Jun 25, 2021, 13 tweets

So, Homo longi. It's such a good name. Dragon people. And an amazing skull discovery. Adds to our knowledge of the Middle Pleistocene in China. But it's sad that the name is not going to stay. cell.com/the-innovation…

The boring reason why we can't use the Homo longi name is technical. The research puts the Harbin skull together with the Dali skull, and Xinzhi Wu gave that the name Homo sapiens daliensis more than 40 years ago. So IF there's a species, it has to be H. daliensis.

In case you wonder how close Harbin looks to Dali, here is Harbin on the left and Dali (which has some crushing to the maxilla) on the right.
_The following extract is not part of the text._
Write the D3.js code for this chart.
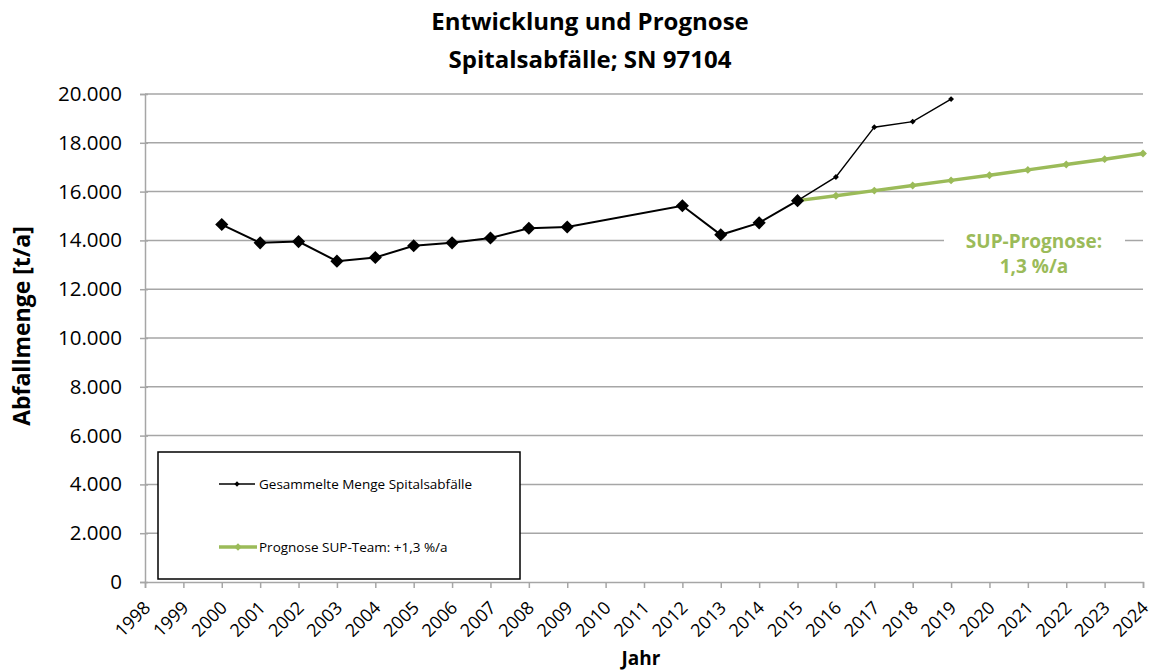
<!DOCTYPE html>
<html>
<head>
<meta charset="utf-8">
<script src="https://cdn.jsdelivr.net/npm/d3@7"></script>
<style>
body { margin: 0; background: #fff; }
svg { font-family: "Open Sans", Lato, sans-serif; }
</style>
</head>
<body>
<svg id="chart" width="1153" height="670"></svg>
<script>
const titleLines = ["Entwicklung und Prognose", "Spitalsabfälle; SN 97104"];
const yTicks = [0, 2000, 4000, 6000, 8000, 10000, 12000, 14000, 16000, 18000, 20000];
const xYears = d3.range(1998, 2025);
const histYears = [2000, 2001, 2002, 2003, 2004, 2005, 2006, 2007, 2008, 2009, 2012, 2013, 2014, 2015];
const histValues = [14650, 13900, 13950, 13150, 13300, 13780, 13900, 14100, 14500, 14550, 15420, 14230, 14720, 15630];
const recentYears = [2015, 2016, 2017, 2018, 2019];
const recentValues = [15630, 16600, 18640, 18870, 19790];
const progYears = [2015, 2016, 2017, 2018, 2019, 2020, 2021, 2022, 2023, 2024];
const progValues = [15630, 15830, 16040, 16250, 16460, 16670, 16890, 17110, 17330, 17560];
const legendLabels = ["Gesammelte Menge Spitalsabfälle", "Prognose SUP-Team: +1,3 %/a"];
const annotation = ["SUP-Prognose:", "1,3 %/a"];

const svg = d3.select("#chart");
const L = 145, R = 1143, T = 94, B = 582;
const x = d3.scaleLinear().domain([1998, 2024]).range([L, R]);
const y = d3.scaleLinear().domain([0, 20000]).range([B, T]);
const green = "#9BBB59";
const grid = "#A6A6A6";
const FONT = "'Open Sans', Lato, sans-serif";
const fmt = v => d3.format(",")(v).replace(/,/g, ".");

// title
svg.append("g").selectAll("text").data(titleLines).join("text")
  .attr("x", 590).attr("y", (d, i) => 30 + i * 38)
  .attr("text-anchor", "middle").attr("font-weight", "bold").attr("font-size", 24)
  .attr("fill", "#000").text(d => d);

// gridlines
svg.append("g").selectAll("line").data(yTicks.filter(d => d > 0)).join("line")
  .attr("x1", L).attr("x2", R).attr("y1", d => y(d)).attr("y2", d => y(d))
  .attr("stroke", grid).attr("stroke-width", 1.5);

// y axis
const yAxis = svg.append("g").attr("transform", `translate(${L},0)`)
  .call(d3.axisLeft(y).tickValues(yTicks).tickFormat(fmt).tickSize(5).tickPadding(18));
yAxis.select(".domain").attr("stroke", grid).attr("stroke-width", 1.5);
yAxis.selectAll(".tick line").attr("stroke", grid).attr("stroke-width", 1.5).attr("x2", -5).attr("x1", 3);
yAxis.selectAll(".tick text").attr("font-size", 20.5).attr("fill", "#000").attr("font-family", FONT);

// x axis
const xAxis = svg.append("g").attr("transform", `translate(0,${B})`)
  .call(d3.axisBottom(x).tickValues(xYears).tickFormat(d3.format("d")).tickSize(6));
xAxis.select(".domain").attr("stroke", grid).attr("stroke-width", 1.5);
xAxis.selectAll(".tick line").attr("stroke", grid).attr("stroke-width", 1.5);
xAxis.selectAll(".tick text").attr("font-size", 18).attr("fill", "#000")
  .attr("font-family", FONT)
  .attr("text-anchor", "end").attr("dy", null).attr("y", 0)
  .attr("transform", "translate(6,27) rotate(-45)");

// axis titles
svg.append("text").attr("transform", "translate(30,326) rotate(-90)")
  .attr("text-anchor", "middle").attr("font-weight", "bold").attr("font-size", 23).text("Abfallmenge [t/a]");
svg.append("text").attr("x", 641).attr("y", 665).attr("text-anchor", "middle")
  .attr("font-weight", "bold").attr("font-size", 19).text("Jahr");

const diamond = (s) => d3.symbol().type(d3.symbolDiamond2).size(s);

// annotation with white background
const annG = svg.append("g");
annG.append("rect").attr("x", 944).attr("y", 222).attr("width", 181).attr("height", 56).attr("fill", "#fff");
annG.selectAll("text").data(annotation).join("text")
  .attr("x", 1034).attr("y", (d, i) => 248 + i * 25).attr("text-anchor", "middle")
  .attr("font-weight", "bold").attr("font-size", 19).attr("fill", green).text(d => d);

// prognosis line
const progData = progYears.map((d, i) => [d, progValues[i]]);
const line = d3.line().x(d => x(d[0])).y(d => y(d[1]));
svg.append("path").datum(progData).attr("d", line).attr("fill", "none")
  .attr("stroke", green).attr("stroke-width", 3.5);
svg.append("g").selectAll("path").data(progData).join("path")
  .attr("transform", d => `translate(${x(d[0])},${y(d[1])})`).attr("d", diamond(40)).attr("fill", green);

// recent thin line
const recData = recentYears.map((d, i) => [d, recentValues[i]]);
svg.append("path").datum(recData).attr("d", line).attr("fill", "none")
  .attr("stroke", "#000").attr("stroke-width", 1.4);
svg.append("g").selectAll("path").data(recData.slice(1)).join("path")
  .attr("transform", d => `translate(${x(d[0])},${y(d[1])})`).attr("d", diamond(22)).attr("fill", "#000");

// historic line
const histData = histYears.map((d, i) => [d, histValues[i]]);
svg.append("path").datum(histData).attr("d", line).attr("fill", "none")
  .attr("stroke", "#000").attr("stroke-width", 2);
svg.append("g").selectAll("path").data(histData).join("path")
  .attr("transform", d => `translate(${x(d[0])},${y(d[1])})`).attr("d", diamond(110)).attr("fill", "#000");

// legend
const lg = svg.append("g");
lg.append("rect").attr("x", 158).attr("y", 452).attr("width", 362).attr("height", 127)
  .attr("fill", "#fff").attr("stroke", "#000").attr("stroke-width", 1.5);
lg.append("line").attr("x1", 219).attr("x2", 255).attr("y1", 484).attr("y2", 484).attr("stroke", "#000").attr("stroke-width", 1.4);
lg.append("path").attr("transform", "translate(237,484)").attr("d", diamond(18)).attr("fill", "#000");
lg.append("line").attr("x1", 219).attr("x2", 257).attr("y1", 547).attr("y2", 547).attr("stroke", green).attr("stroke-width", 3.5);
lg.append("path").attr("transform", "translate(238,547)").attr("d", diamond(36)).attr("fill", green);
lg.selectAll("text").data(legendLabels).join("text")
  .attr("x", 259).attr("y", (d, i) => 489 + i * 63).attr("font-size", 13.5).attr("fill", "#000").text(d => d);
</script>
</body>
</html>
As Weidenreich might have said, they resemble each other as closely as one egg resembles another.

But technical problems are unsatisfying. The real question is whether the Chinese later Middle Pleistocene record represents a lineage, and whether we should consider such lineages, like Neandertals, as species. Are Homo daliensis and Homo neanderthalensis the right way to talk?

This is a deep problem upon which scientists have diverse opinions. I think that this new research on the Harbin fossil offers a window to a clearer future. Let's take a close look at that phylogeny, the one that places the Chinese MP fossils close to African H. sapiens...
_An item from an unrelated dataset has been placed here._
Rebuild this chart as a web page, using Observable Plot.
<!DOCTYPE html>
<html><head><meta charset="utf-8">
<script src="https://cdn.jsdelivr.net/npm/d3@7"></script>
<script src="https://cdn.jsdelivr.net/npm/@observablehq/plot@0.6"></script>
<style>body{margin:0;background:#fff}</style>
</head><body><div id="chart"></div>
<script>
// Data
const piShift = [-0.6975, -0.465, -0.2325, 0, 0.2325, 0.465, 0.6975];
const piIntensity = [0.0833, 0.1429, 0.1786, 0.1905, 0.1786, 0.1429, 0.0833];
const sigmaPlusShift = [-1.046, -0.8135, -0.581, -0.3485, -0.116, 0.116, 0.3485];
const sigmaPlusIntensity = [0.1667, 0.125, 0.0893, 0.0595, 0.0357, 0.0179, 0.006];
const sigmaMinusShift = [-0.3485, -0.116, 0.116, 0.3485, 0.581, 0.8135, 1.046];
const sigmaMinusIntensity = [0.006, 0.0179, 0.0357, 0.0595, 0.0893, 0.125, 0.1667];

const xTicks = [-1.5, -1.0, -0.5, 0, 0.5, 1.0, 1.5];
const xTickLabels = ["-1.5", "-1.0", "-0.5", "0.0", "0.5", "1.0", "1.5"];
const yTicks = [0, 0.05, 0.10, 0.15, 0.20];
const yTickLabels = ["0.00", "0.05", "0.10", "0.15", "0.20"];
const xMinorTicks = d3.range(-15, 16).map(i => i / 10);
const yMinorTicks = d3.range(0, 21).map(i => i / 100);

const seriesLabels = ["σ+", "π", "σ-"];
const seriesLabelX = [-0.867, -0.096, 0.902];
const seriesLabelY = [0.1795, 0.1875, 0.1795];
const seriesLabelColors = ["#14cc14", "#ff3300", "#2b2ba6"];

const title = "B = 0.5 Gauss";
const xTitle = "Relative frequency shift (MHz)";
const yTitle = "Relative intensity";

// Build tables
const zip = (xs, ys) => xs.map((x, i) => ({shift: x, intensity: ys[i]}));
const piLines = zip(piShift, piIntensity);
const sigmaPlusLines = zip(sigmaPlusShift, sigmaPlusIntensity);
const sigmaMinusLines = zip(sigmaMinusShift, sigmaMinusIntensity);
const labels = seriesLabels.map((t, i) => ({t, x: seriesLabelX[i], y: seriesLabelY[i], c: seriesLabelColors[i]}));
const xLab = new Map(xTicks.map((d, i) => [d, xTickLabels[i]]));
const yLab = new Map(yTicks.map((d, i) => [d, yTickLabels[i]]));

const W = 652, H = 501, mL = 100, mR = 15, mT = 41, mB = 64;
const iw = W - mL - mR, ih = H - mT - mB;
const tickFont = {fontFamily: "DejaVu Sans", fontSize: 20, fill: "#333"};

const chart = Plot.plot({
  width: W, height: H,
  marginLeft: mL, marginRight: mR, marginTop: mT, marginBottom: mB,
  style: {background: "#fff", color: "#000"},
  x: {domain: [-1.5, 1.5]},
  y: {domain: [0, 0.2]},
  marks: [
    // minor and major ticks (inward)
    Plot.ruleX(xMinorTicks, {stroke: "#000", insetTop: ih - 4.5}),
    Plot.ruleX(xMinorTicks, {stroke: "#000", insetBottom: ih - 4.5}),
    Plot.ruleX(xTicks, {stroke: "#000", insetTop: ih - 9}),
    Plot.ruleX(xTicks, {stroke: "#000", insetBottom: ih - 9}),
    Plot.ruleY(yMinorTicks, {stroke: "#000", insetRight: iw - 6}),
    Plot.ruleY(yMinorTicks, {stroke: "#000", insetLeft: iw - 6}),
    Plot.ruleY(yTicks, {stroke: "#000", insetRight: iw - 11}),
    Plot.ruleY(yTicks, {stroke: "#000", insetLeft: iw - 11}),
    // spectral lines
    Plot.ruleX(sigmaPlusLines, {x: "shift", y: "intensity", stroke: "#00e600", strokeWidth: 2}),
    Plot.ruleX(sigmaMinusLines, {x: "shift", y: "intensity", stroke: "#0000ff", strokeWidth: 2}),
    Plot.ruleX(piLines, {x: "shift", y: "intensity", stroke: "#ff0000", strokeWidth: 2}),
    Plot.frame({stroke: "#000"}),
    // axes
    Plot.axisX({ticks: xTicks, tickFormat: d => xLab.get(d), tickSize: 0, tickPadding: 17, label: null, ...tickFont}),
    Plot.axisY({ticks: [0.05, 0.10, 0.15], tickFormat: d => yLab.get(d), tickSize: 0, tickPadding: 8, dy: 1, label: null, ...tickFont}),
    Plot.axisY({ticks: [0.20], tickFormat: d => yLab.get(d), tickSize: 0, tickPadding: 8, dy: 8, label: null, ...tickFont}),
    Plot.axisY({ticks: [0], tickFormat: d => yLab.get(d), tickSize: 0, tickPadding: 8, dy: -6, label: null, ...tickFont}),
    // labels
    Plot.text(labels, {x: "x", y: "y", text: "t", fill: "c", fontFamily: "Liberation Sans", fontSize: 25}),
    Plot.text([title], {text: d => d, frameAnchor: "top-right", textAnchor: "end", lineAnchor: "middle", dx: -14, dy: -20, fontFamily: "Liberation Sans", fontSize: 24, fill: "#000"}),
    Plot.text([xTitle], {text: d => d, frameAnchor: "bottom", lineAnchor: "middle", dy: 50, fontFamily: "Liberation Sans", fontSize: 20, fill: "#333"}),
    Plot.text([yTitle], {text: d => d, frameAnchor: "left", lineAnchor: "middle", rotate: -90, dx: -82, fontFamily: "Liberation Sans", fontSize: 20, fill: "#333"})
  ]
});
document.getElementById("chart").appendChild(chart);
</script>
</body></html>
The actual branch patterns are fascinating. H. antecessor groups with the Jinniushan-Dali-Harbin-Xiahe clade. Neandertals are an outgroup to these and moderns. Modern humans and H. antecessor are sister clades to the exclusion of Neandertals! It's nuts!
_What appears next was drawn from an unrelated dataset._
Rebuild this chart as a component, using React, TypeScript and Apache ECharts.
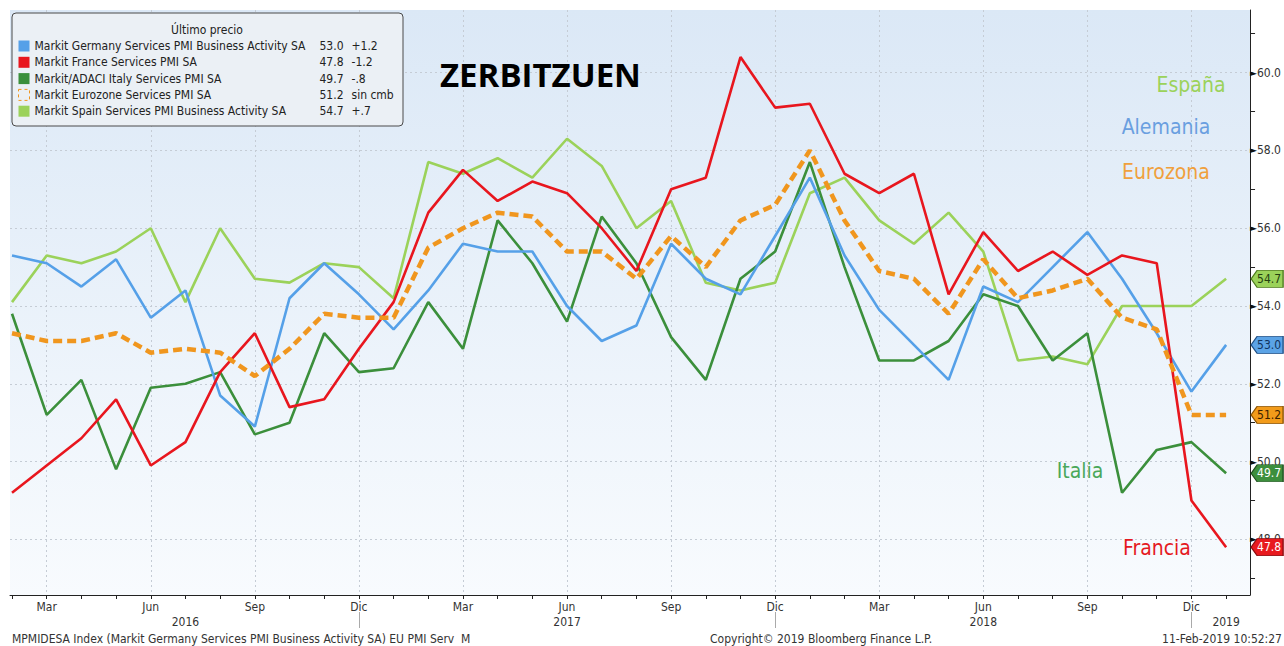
import React, { useEffect, useRef } from 'react';
import * as echarts from 'echarts';

const categories = [
  'Feb 2016', 'Mar 2016', 'Abr 2016', 'May 2016', 'Jun 2016', 'Jul 2016', 'Ago 2016', 'Sep 2016', 'Oct 2016', 'Nov 2016', 'Dic 2016',
  'Ene 2017', 'Feb 2017', 'Mar 2017', 'Abr 2017', 'May 2017', 'Jun 2017', 'Jul 2017', 'Ago 2017', 'Sep 2017', 'Oct 2017', 'Nov 2017', 'Dic 2017',
  'Ene 2018', 'Feb 2018', 'Mar 2018', 'Abr 2018', 'May 2018', 'Jun 2018', 'Jul 2018', 'Ago 2018', 'Sep 2018', 'Oct 2018', 'Nov 2018', 'Dic 2018',
  'Ene 2019',
];

const germany = [55.3, 55.1, 54.5, 55.2, 53.7, 54.4, 51.7, 50.9, 54.2, 55.1, 54.3, 53.4, 54.4, 55.6, 55.4, 55.4, 54.0, 53.1, 53.5, 55.6, 54.7, 54.3, 55.8, 57.3, 55.3, 53.9, 53.0, 52.1, 54.5, 54.1, 55.0, 55.9, 54.7, 53.3, 51.8, 53.0];
const france = [49.2, 49.9, 50.6, 51.6, 49.9, 50.5, 52.3, 53.3, 51.4, 51.6, 52.9, 54.1, 56.4, 57.5, 56.7, 57.2, 56.9, 56.0, 54.9, 57.0, 57.3, 60.4, 59.1, 59.2, 57.4, 56.9, 57.4, 54.3, 55.9, 54.9, 55.4, 54.8, 55.3, 55.1, 49.0, 47.8];
const italy = [53.8, 51.2, 52.1, 49.8, 51.9, 52.0, 52.3, 50.7, 51.0, 53.3, 52.3, 52.4, 54.1, 52.9, 56.2, 55.1, 53.6, 56.3, 55.1, 53.2, 52.1, 54.7, 55.4, 57.7, 55.0, 52.6, 52.6, 53.1, 54.3, 54.0, 52.6, 53.3, 49.2, 50.3, 50.5, 49.7];
const eurozone = [53.3, 53.1, 53.1, 53.3, 52.8, 52.9, 52.8, 52.2, 52.9, 53.8, 53.7, 53.7, 55.5, 56.0, 56.4, 56.3, 55.4, 55.4, 54.7, 55.8, 55.0, 56.2, 56.6, 58.0, 56.2, 54.9, 54.7, 53.8, 55.2, 54.2, 54.4, 54.7, 53.7, 53.4, 51.2, 51.2];
const spain = [54.1, 55.3, 55.1, 55.4, 56.0, 54.1, 56.0, 54.7, 54.6, 55.1, 55.0, 54.2, 57.7, 57.4, 57.8, 57.3, 58.3, 57.6, 56.0, 56.7, 54.6, 54.4, 54.6, 56.9, 57.3, 56.2, 55.6, 56.4, 55.4, 52.6, 52.7, 52.5, 54.0, 54.0, 54.0, 54.7];

const seriesNames = [
  'Markit Germany Services PMI Business Activity SA',
  'Markit France Services PMI SA',
  'Markit/ADACI Italy Services PMI SA',
  'Markit Eurozone Services PMI SA',
  'Markit Spain Services PMI Business Activity SA',
];
const lastPrices = ['53.0', '47.8', '49.7', '51.2', '54.7'];
const changes = ['+1.2', '-1.2', '-.8', 'sin cmb', '+.7'];

const yLabelValues = [48, 50, 52, 54, 56, 58, 60];
const yMinorTicks = [47, 49, 51, 53, 55, 57, 59, 61];
const quarterMonths = ['Mar', 'Jun', 'Sep', 'Dic'];
const yearLabelIdx = [5, 16, 28, 35];
const yearDividerIdx = [10, 22, 34];

const countryLabels = ['España', 'Alemania', 'Eurozona', 'Italia', 'Francia'];

const FONT = '"DejaVu Sans Condensed", "Liberation Sans Narrow", "DejaVu Sans", sans-serif';
const TAG_PATH = 'path://M0,8.5L6,0L32,0L32,17L6,17Z';

export default function App() {
  const ref = useRef<HTMLDivElement>(null);

  useEffect(() => {
    if (!ref.current) return;
    const chart = echarts.init(ref.current, undefined, { renderer: 'svg', width: 1284, height: 646 });

    const idx = categories.map((_, i) => i);
    const quarterIdx = idx.filter((i) => quarterMonths.includes(categories[i].split(' ')[0]));
    const labelIdx = Array.from(new Set([...quarterIdx, ...yearLabelIdx])).sort((a, b) => a - b);

    const xMin = -0.058;
    const xMax = 35.69;
    const yMin = 46.57;
    const yMax = 61.61;

    const colors = ['#55a0e8', '#e8161e', '#3b8f3b', '#f0961e', '#9bd25a'];
    const tagFill = ['#5ba3e6', '#e81a1f', '#3d8f3d', '#f29b1a', '#9bd25a'];
    const tagBorder = ['#1f4f85', '#8a0c10', '#1d4d1d', '#8a5200', '#4d7a1c'];
    const tagText = ['#10335e', '#ffffff', '#ffffff', '#3a2200', '#244010'];
    const allData = [germany, france, italy, eurozone, spain];

    const mkSeries = (i: number) => ({
      name: seriesNames[i],
      type: 'line',
      xAxisIndex: 0,
      yAxisIndex: 0,
      data: allData[i].map((v, k) => [k, v]),
      showSymbol: false,
      symbol: 'none',
      clip: false,
      z: i === 3 ? 6 : 3,
      lineStyle: {
        color: colors[i],
        width: i === 3 ? 4.5 : 2.6,
        type: i === 3 ? [9, 5] : 'solid',
      },
      itemStyle: { color: colors[i] },
      markPoint: {
        silent: true,
        symbol: TAG_PATH,
        symbolSize: [32, 17],
        symbolOffset: [41, 0],
        z: 8,
        itemStyle: { color: tagFill[i], borderColor: tagBorder[i], borderWidth: 1 },
        label: {
          show: true,
          position: 'inside',
          offset: [2, 0],
          formatter: (p: any) => Number(p.value).toFixed(1),
          color: tagText[i],
          fontSize: 12,
          fontFamily: FONT,
        },
        data: [{ coord: [allData[i].length - 1, allData[i][allData[i].length - 1]], value: allData[i][allData[i].length - 1] }],
      },
    });

    const xBase = { type: 'value', min: xMin, max: xMax, gridIndex: 0 };
    const yBase = { type: 'value', min: yMin, max: yMax, gridIndex: 0, position: 'right' };

    const option: any = {
      animation: false,
      grid: {
        left: 10,
        right: 33,
        top: 10,
        bottom: 51,
        show: true,
        borderWidth: 0,
        backgroundColor: new echarts.graphic.LinearGradient(0, 0, 0, 1, [
          { offset: 0, color: '#dbe8f6' },
          { offset: 1, color: '#f8fbfe' },
        ]),
      },
      xAxis: [
        {
          ...xBase,
          position: 'bottom',
          axisLine: { show: true, onZero: false, lineStyle: { color: '#222', width: 1 } },
          axisTick: { show: true, customValues: idx, length: 4, lineStyle: { color: '#222' } },
          axisLabel: {
            customValues: labelIdx,
            margin: 4,
            color: '#333',
            fontSize: 12,
            lineHeight: 15,
            fontFamily: FONT,
            formatter: (v: number) => {
              const i = Math.round(v);
              const parts = categories[i].split(' ');
              const top = quarterIdx.includes(i) ? parts[0] : ' ';
              return yearLabelIdx.includes(i) ? top + '\n' + parts[1] : top;
            },
          },
          splitLine: { show: false },
        },
        {
          ...xBase,
          position: 'bottom',
          offset: 17,
          axisLine: { show: false, onZero: false },
          axisTick: { show: true, customValues: yearDividerIdx, length: 16, lineStyle: { color: '#aaa' } },
          axisLabel: { show: false },
          splitLine: { show: false },
        },
        {
          ...xBase,
          position: 'top',
          axisLine: { show: false, onZero: false },
          axisTick: { show: false, customValues: quarterIdx },
          axisLabel: { show: false },
          splitLine: { show: true, lineStyle: { color: '#c5ccd5', width: 1, type: [2, 3] } },
        },
      ],
      yAxis: [
        {
          ...yBase,
          axisLine: { show: true, onZero: false, lineStyle: { color: '#222', width: 1 } },
          axisTick: { show: true, customValues: yMinorTicks, length: 5, lineStyle: { color: '#222' } },
          axisLabel: {
            customValues: yLabelValues,
            margin: 0,
            color: '#333',
            fontSize: 12,
            fontFamily: FONT,
            formatter: (v: number) => '{a|►}' + v.toFixed(1),
            rich: { a: { fontSize: 9, color: '#111', fontFamily: 'DejaVu Sans', padding: [0, 0, 0, 0] } },
          },
          splitLine: { show: false },
        },
        {
          ...yBase,
          axisLine: { show: false, onZero: false },
          axisTick: { show: false, customValues: yLabelValues },
          axisLabel: { show: false },
          splitLine: { show: true, lineStyle: { color: '#c5ccd5', width: 1, type: [2, 3] } },
        },
      ],
      legend: {
        orient: 'vertical',
        left: 13,
        top: 35,
        itemWidth: 11,
        itemHeight: 11,
        itemGap: 4.3,
        icon: 'rect',
        selectedMode: false,
        z: 6,
        data: seriesNames.map((n, i) =>
          i === 3
            ? { name: n, itemStyle: { color: 'rgba(0,0,0,0)', borderColor: '#f0961e', borderWidth: 1, borderType: [3, 3] } }
            : { name: n }
        ),
        formatter: (name: string) => {
          const i = seriesNames.indexOf(name);
          return `{n|${name}}{v|${lastPrices[i]}}{c|${changes[i]}}`;
        },
        textStyle: {
          fontFamily: FONT,
          fontSize: 12,
          color: '#222',
          lineHeight: 12,
          rich: {
            n: { width: 285, fontFamily: FONT, fontSize: 12, color: '#222' },
            v: { width: 32, fontFamily: FONT, fontSize: 12, color: '#222' },
            c: { fontFamily: FONT, fontSize: 12, color: '#222' },
          },
        },
      },
      graphic: [
        {
          type: 'rect',
          z: 5,
          shape: { x: 12, y: 13, width: 391, height: 113, r: 4 },
          style: { fill: '#ebf0f5', stroke: '#4a4a4a', lineWidth: 1 },
        },
        {
          type: 'text',
          z: 7,
          x: 207,
          y: 30,
          style: { text: 'Último precio', fill: '#222', font: `12px ${FONT}`, textAlign: 'center', textVerticalAlign: 'middle' },
        },
        {
          type: 'text',
          z: 7,
          x: 440,
          y: 74,
          style: { text: 'ZERBITZUEN', fill: '#000', font: `bold 33px "Open Sans", sans-serif`, textAlign: 'left', textVerticalAlign: 'middle' },
        },
        { type: 'text', z: 7, x: 1191, y: 85, style: { text: countryLabels[0], fill: '#9bd25a', font: `21px ${FONT}`, textAlign: 'center', textVerticalAlign: 'middle' } },
        { type: 'text', z: 7, x: 1166, y: 127, style: { text: countryLabels[1], fill: '#6a9fe0', font: `21px ${FONT}`, textAlign: 'center', textVerticalAlign: 'middle' } },
        { type: 'text', z: 7, x: 1166, y: 172, style: { text: countryLabels[2], fill: '#f0a03c', font: `21px ${FONT}`, textAlign: 'center', textVerticalAlign: 'middle' } },
        { type: 'text', z: 7, x: 1080, y: 471, style: { text: countryLabels[3], fill: '#4aa85a', font: `21px ${FONT}`, textAlign: 'center', textVerticalAlign: 'middle' } },
        { type: 'text', z: 7, x: 1157, y: 548, style: { text: countryLabels[4], fill: '#e5191f', font: `21px ${FONT}`, textAlign: 'center', textVerticalAlign: 'middle' } },
        {
          type: 'text', z: 7, x: 12, y: 639,
          style: { text: 'MPMIDESA Index (Markit Germany Services PMI Business Activity SA) EU PMI Serv  M', fill: '#333', font: `12px ${FONT}`, textAlign: 'left', textVerticalAlign: 'middle' },
        },
        {
          type: 'text', z: 7, x: 710, y: 639,
          style: { text: 'Copyright© 2019 Bloomberg Finance L.P.', fill: '#333', font: `12px ${FONT}`, textAlign: 'left', textVerticalAlign: 'middle' },
        },
        {
          type: 'text', z: 7, x: 1282, y: 639,
          style: { text: '11-Feb-2019 10:52:27', fill: '#333', font: `12px ${FONT}`, textAlign: 'right', textVerticalAlign: 'middle' },
        },
      ],
      series: [mkSeries(4), mkSeries(2), mkSeries(0), mkSeries(1), mkSeries(3)],
    };

    chart.setOption(option);
    return () => chart.dispose();
  }, []);

  return <div ref={ref} style={{ position: 'fixed', left: 0, top: 0, width: 1284, height: 646, background: '#fff' }} />;
}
Now, we have learned a few things from DNA and ancient proteins. H. antecessor is a sister of the Neandertal-Denisovan-modern clade. Neandertals, today's humans, and Denisovans share common ancestors around 700,000 years ago. Neandertals and Denisovans were related.

All known archaic groups with ancient DNA evidence interbred. Repeatedly. Seemingly every time they came into contact. Three distinct groups of Denisovans, all known from their ancient interbreeding with modern people. So. Much. Interbreeding.

We have the interesting question of whether the Harbin skull is a Denisovan. Dali, Jinniushan, Hualongdong, all Denisovans. Good hypothesis. Could be true. Knowing the answer, though, is not essential to the basic problem, which is: Morphology and DNA here are inconsistent.

There is no way to make this tree match what we know from DNA and protein. Neandertals are in the wrong place. H. antecessor is in the wrong place. Heck, even Liujiang and ZKD Upper Cave seem like they're in the wrong places. Morphology and DNA are inconsistent.

It's not a question of DNA being right and morphology being wrong. They just tell us about different things. Morphology tells us about adaptation, convergence, and retained features from deep ancestors. DNA tells us about phylogeny, incomplete lineage sorting, and introgression.

So are they species? I think that the appearance of morphological distinctiveness between these human groups is mostly a result of poor sampling. This new research shows that as we increase the sample, our picture gets blurrier and less likely to match DNA evidence of phylogeny.

We still have much to do to understand why lineages retained some genetic differentiation for hundreds of thousands of years, and we may yet find that speciation mechanisms such as fitness costs of hybridization may be a part of the explanation. But we're not there yet.